Fintech va d’accordo con Millennials o i giovani hanno ancora molta strada da fare per sfruttare appieno le opportunità del settore?I giovani italiani, come gli adulti che li hanno preceduti, hanno un tallone d’Achille: la mancanza di una solida base di educazione finanziaria. Non lo dico io ma l’OCSE nel rapporto Students’ Financial Literacy. Le note positive si ritrovano sicuramente in un quadro d’insieme di miglioramento rispetto al passato. D’altronde, spesso si gioca proprio sulla credenza che la finanza debba essere solo ad appannaggio degli “esperti”, di quelli che dietro ad una scrivania per “aiutarci”. Le truffe nascono dall’ignoranza.
I giovani con i quali mi capita di parlare, sono tendenzialmente più “arrabbiati” dei propri genitori nei confronti delle banche, hanno un senso di fastidio che li pervade. Una rabbia generazionale che forse deriva anche dalla crisi finanziaria del 2007/2008, dove i colpevoli sono ancora “ignoti” o a spasso.
Fossi un superministro di un Ministero a tua scelta, quale sarebbe il primo atto per incrementare le opportunità offerte dal settore Fintech nel Paese?
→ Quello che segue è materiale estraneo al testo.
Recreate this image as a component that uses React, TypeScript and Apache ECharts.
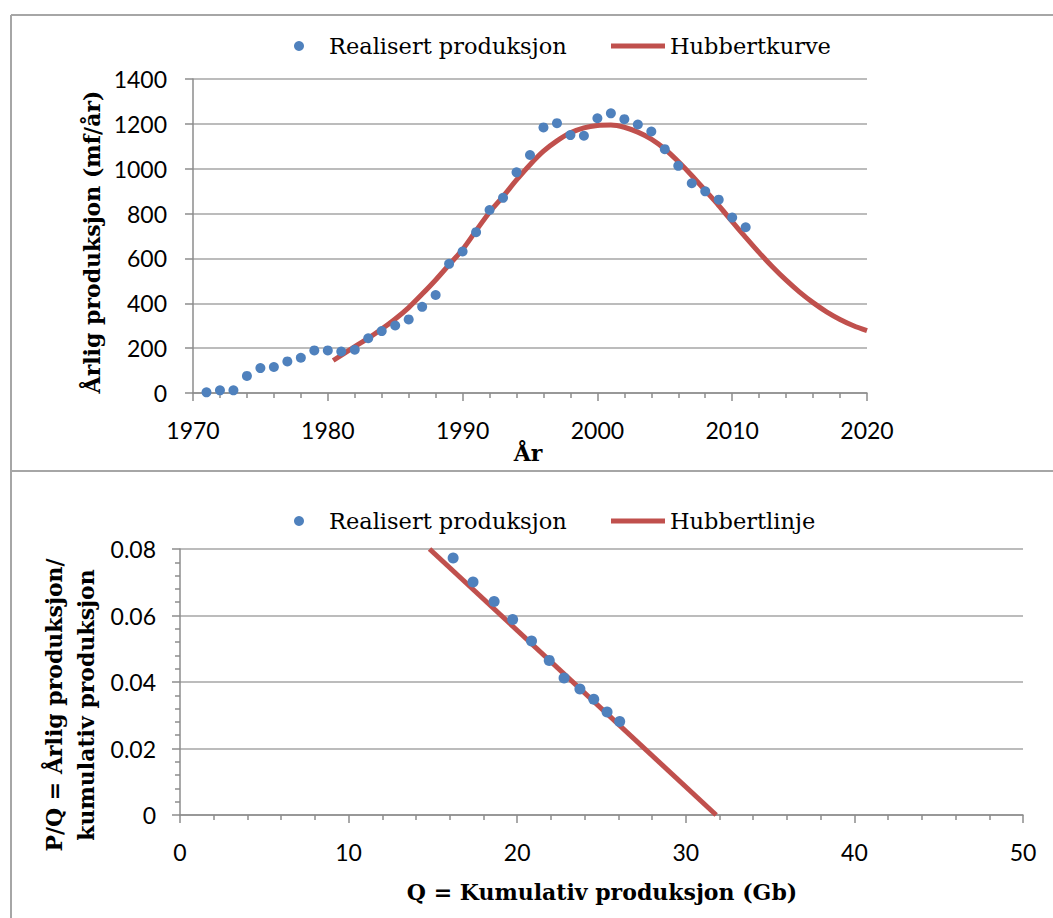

La tecnologia al giorno d’oggi permette di fare molti passi in avanti, fossi il ministro dell’Interno, congiuntamente al ministro dell’Economia, utilizzerei le soluzioni fintech per tracciare i movimenti di denaro illeciti della criminalità organizzata e scoprire gli evasori fiscali, in modo da perseguirli. Grazie a una migliore tracciabilità dei flussi di denaro è altrettanto possibile monitorare come, dove e in quale modo verrebbero utilizzati i flussi di denaro recuperati. Insomma una situazione dove tutti vincono. Italia vuoi vincere?